C’est la question à laquelle ce livre, qui rassemble en fait les communications présentées lors de la troisième université d’été de la bande dessinée, qui s’est tenue du 30 Juin au 3 Juillet 2008 à Angoulême, se propose de répondre en donnant la parole à des éditeurs (indépendants ou travaillant pour de grosses maisons), libraires, auteurs ou spécialistes du 9ème art. Car ces chiffres, a priori positifs, peuvent présenter des réalités plus contrastées.

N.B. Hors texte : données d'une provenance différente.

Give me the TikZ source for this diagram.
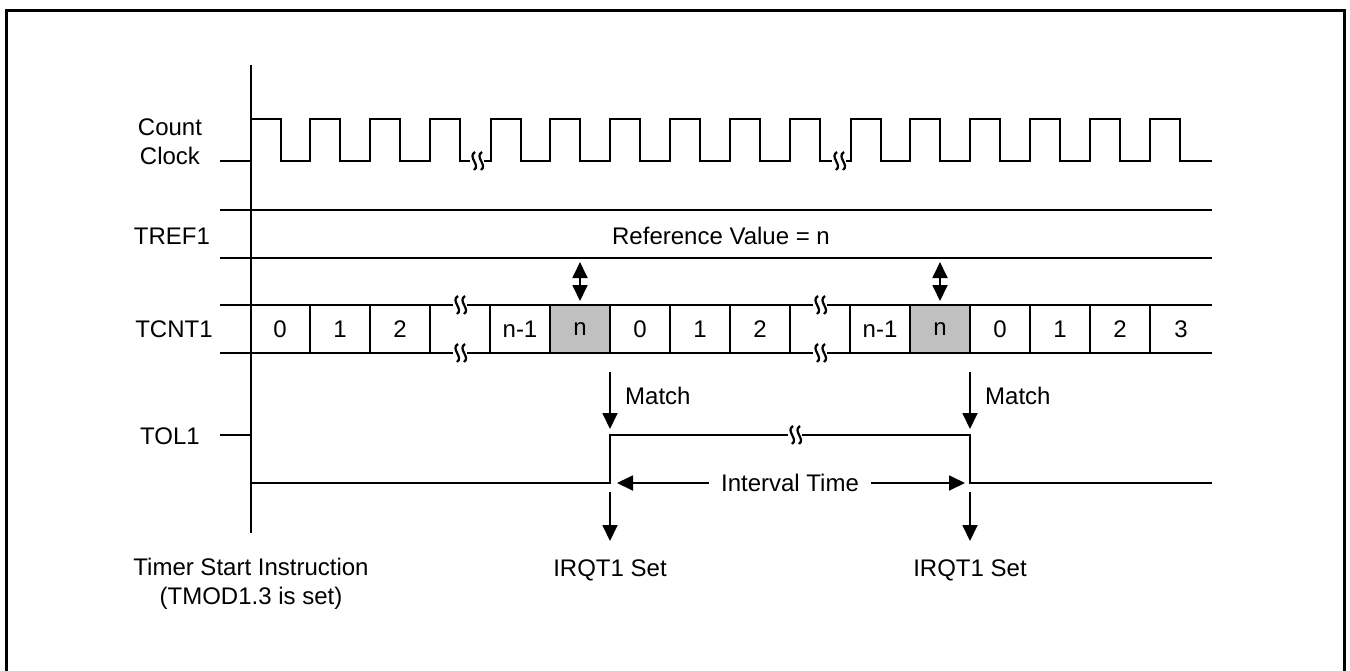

Des réalités économiques en premier lieu. Si l’on peut se réjouir du développement de genres comme le roman graphique, celui-ci reste encore très confidentiel par rapport à la vague manga qui représentait 35 % des ventes de bd en nombre d’exemplaires en 2007 et qui pèse de plus en plus sur l’économie mais aussi sur la création de la bd en France. En effet, le rythme de parution très élevé des mangas fait peser une pression nouvelle sur les autres auteurs. De plus, son succès actuel a attiré beaucoup de nouveaux éditeurs vers la bd, éditeurs qui participent bien sûr à la surproduction actuelle. Une surproduction qui a des conséquences directes : les libraires n’ont plus le temps de lire tout ce qui sort et doivent faire des choix dans ce qu’ils veulent vendre ; la visibilité moyenne d’un livre est désormais réduite (elle est en moyenne de deux semaines alors qu’elle était d’un mois il y a encore quelques années) et le public, un peu perdu parmi toutes ces nouveautés, a tendance à se réfugier sur ce qu’il considère être des valeurs sûres : des grandes séries ou des auteurs connus. D’où une plus grande difficulté pour les petites maisons d’éditions pour faire connaître leurs œuvres. Surtout lorsque l’on sait, comme le rappelle Beaujean (gérant d’une librairie et critique) que 3 bd sur 4 se vendent en hypermarchés ou en grande surface culturelle (type Fnac, Virgin...), endroits assez peu propices à la vente de livres plus singuliers ou confidentiels.
Mais la surproduction a aussi des conséquences indirectes, plus fâcheuses encore. Et c’est là que l’économique rejoint l’artistique. Car comme le dit Gauthey, créateur des éditions Cornélius, les grands publieurs ont tendance, dans la surproduction actuelle, à “jouer la carte de la sécurité et à sortir ce qui aura le plus tendance à marcher” (les reprises de séries connues comme “Spirou” ou “Thorgal”, les adaptations littéraires très en vogue en ce moment, le manga shojô ou shonen à destination des ados…) au détriment de la recherche de nouvelles voies artistiques. Pire, selon lui, on encourage les nouveaux auteurs à imiter ce qui fonctionne déjà…Un danger dont le jury du dernier festival d’Angoulême semble conscient puisqu’ il a décidé de récompenser des œuvres à la fois ambitieuses et singulières dont beaucoup sont sorties chez des indés (“Pinocchio” chez les requins marteaux, “Opération mort” chez Cornélius, “Le petit Christian” chez L’Association).
Bref, vous l’avez compris, ce livre est vraiment passionnant en ce qu’il donne l’opportunité au lecteur de voir la bande dessinée d’une autre façon et de faire un lien entre le livre qu’il achète et les enjeux plus complexes qui se cachent derrière l’objet.